I remember the Year Co-Ordinator at my old high school, when I was in Years Eleven and Twelve, saying when people made frivolous complaints about the school uniform (one such complaint was opposition to tucking your sweatpants into your socks by the Deputy Principal. I pointed out that in my first two years at high school, in winter, long grey trousers were an option for winter, but my mother wouldn’t buy me a pair because she thought I would grow out of them too quickly. Having to wear shorts in the middle of winter was awful as in some conditions, your legs could chafe from the cold. We were the first high school to be allowed to wear sweatpants, and I said that you only had to observe it at school.) that as a parent, he loved the school uniform, as it was easy to clothe his kids for school, but as a teacher, he hated it, because he had to spend time enforcing it. Now, a right-winger said to me, that if he couldn’t enforce the uniform, what good was he as a teacher, to which I say, there were some kids at my school who persisted in wearing the wrong uniform. My school had a strict policy that the dress uniform and the sports uniform were separate and were not to be mixed and matched. If, once in the proverbial blue moon, you wore the wrong bits because the washing machine broke down and the only clean items you had were your sports uniform socks and dress uniform, okay, bring a note. But some did so not for comfort reasons, but because they thought they could challenge authority.

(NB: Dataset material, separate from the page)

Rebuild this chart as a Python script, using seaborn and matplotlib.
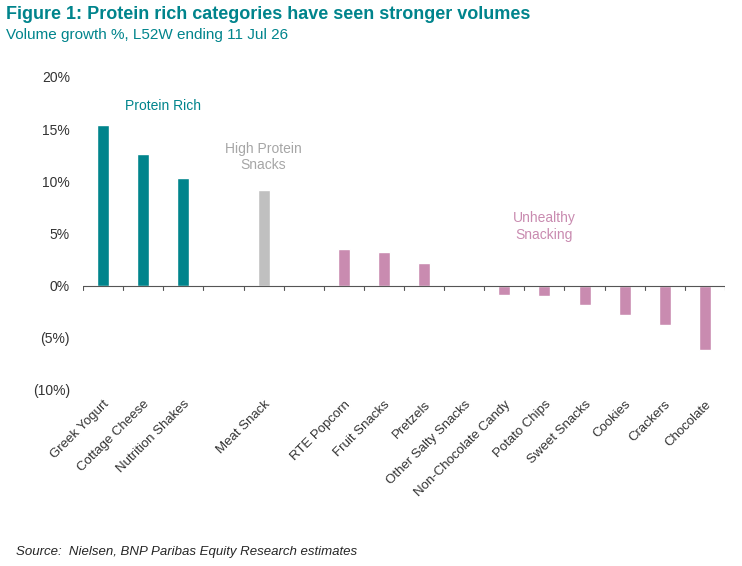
import matplotlib
matplotlib.use("Agg")
import matplotlib.pyplot as plt
import seaborn as sns
import pandas as pd

sns.set_theme(style="white")
plt.rcParams['font.family'] = ['Liberation Sans', 'DejaVu Sans']

categories = ["Greek Yogurt", "Cottage Cheese", "Nutrition Shakes", " ", "Meat Snack", "  ",
              "RTE Popcorn", "Fruit Snacks", "Pretzels", "Other Salty Snacks", "Non-Chocolate Candy",
              "Potato Chips", "Sweet Snacks", "Cookies", "Crackers", "Chocolate"]
values = [15.4, 12.65, 10.35, 0, 9.2, 0, 3.55, 3.26, 2.2, -0.1, -0.86, -0.96, -1.9, -2.8, -3.74, -6.2]
groups = ["Protein Rich"] * 3 + ["gap", "High Protein", "gap"] + ["Unhealthy"] * 10
palette = {"Protein Rich": "#00848C", "High Protein": "#C0C0C0", "Unhealthy": "#C98BB0", "gap": "white"}

df = pd.DataFrame({"cat": categories, "val": values, "grp": groups})

fig = plt.figure(figsize=(7.42, 5.66), dpi=100)
ax = fig.add_axes([0.112, 0.311, 0.865, 0.553])
sns.barplot(data=df, x="cat", y="val", hue="grp", palette=palette, dodge=False, saturation=1,
            width=0.3, legend=False, ax=ax, order=categories)
ax.set_xlim(-0.5, len(categories) - 0.5)
ax.set_ylim(-10, 20)
ax.set_yticks(range(-10, 21, 5))
ax.set_yticklabels(["(10%)", "(5%)", "0%", "5%", "10%", "15%", "20%"], fontsize=10)
ax.set_xlabel(""); ax.set_ylabel("")
ax.set_xticks(range(len(categories)))
ax.set_xticklabels(categories, rotation=45, ha="right", rotation_mode="anchor", fontsize=9.5)
ax.tick_params(axis="x", length=0, pad=6, colors="#333333")
ax.tick_params(axis="y", colors="#333333")
for s in ax.spines.values():
    s.set_visible(False)
ax.axhline(0, color="#555555", lw=0.8)
for i in range(len(categories) + 1):
    ax.plot([i - 0.5, i - 0.5], [0, -0.4], color="#555555", lw=0.8)

ax.text(1.5, 16.8, "Protein Rich", color="#00848C", ha="center", fontsize=10)
ax.text(4, 11.2, "High Protein\nSnacks", color="#A6A6A6", ha="center", fontsize=10)
ax.text(11, 4.5, "Unhealthy\nSnacking", color="#C98BB0", ha="center", fontsize=10)

fig.text(0.008, 0.975, "Figure 1: Protein rich categories have seen stronger volumes",
         color="#00848C", fontsize=13, fontweight="bold", va="center")
fig.text(0.008, 0.938, "Volume growth %, L52W ending 11 Jul 26", color="#00848C", fontsize=11, va="center")
fig.text(0.022, 0.025, "Source:  Nielsen, BNP Paribas Equity Research estimates",
         fontsize=9.5, style="italic", va="center")
fig.savefig("out.png", dpi=100)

To be a politician, you have to stand for something, but there also comes a time whereby you can have to put your personal feelings aside for matters that don’t concern you. My father worked with one man who, an this was just manipulation to get his own way, claimed that his company issued Falcon was dangerous and that the rear doors flew open when he went around corners, so my father said, “Okay, leave your keys there and I’ll get you another one,” and the man said, “No, no, it’ll have the same problem.” So, my father said, “Okay, you have two choices. You can either accept your Falcon and do your job, or you can just leave your keys here and resign.” The man chose the latter.
On issues such as abortion and euthanasia, you can have to say, “Okay, as a Catholic, I oppose these measures, however, they will not impact upon my life or my faith, so I can vote in favour of them.” If you can’t do that, then you can’t be a politician. By all means, you can attend church every Sunday, you can attend Mass everyday and twice on Sunday, if you wish, but if you can’t stop your personal faith from interfering in issues that do not impact upon you, then you have to question whether politics is right for you. And let’s not forget, the Australian Constitution is firm about freedom of and from religion.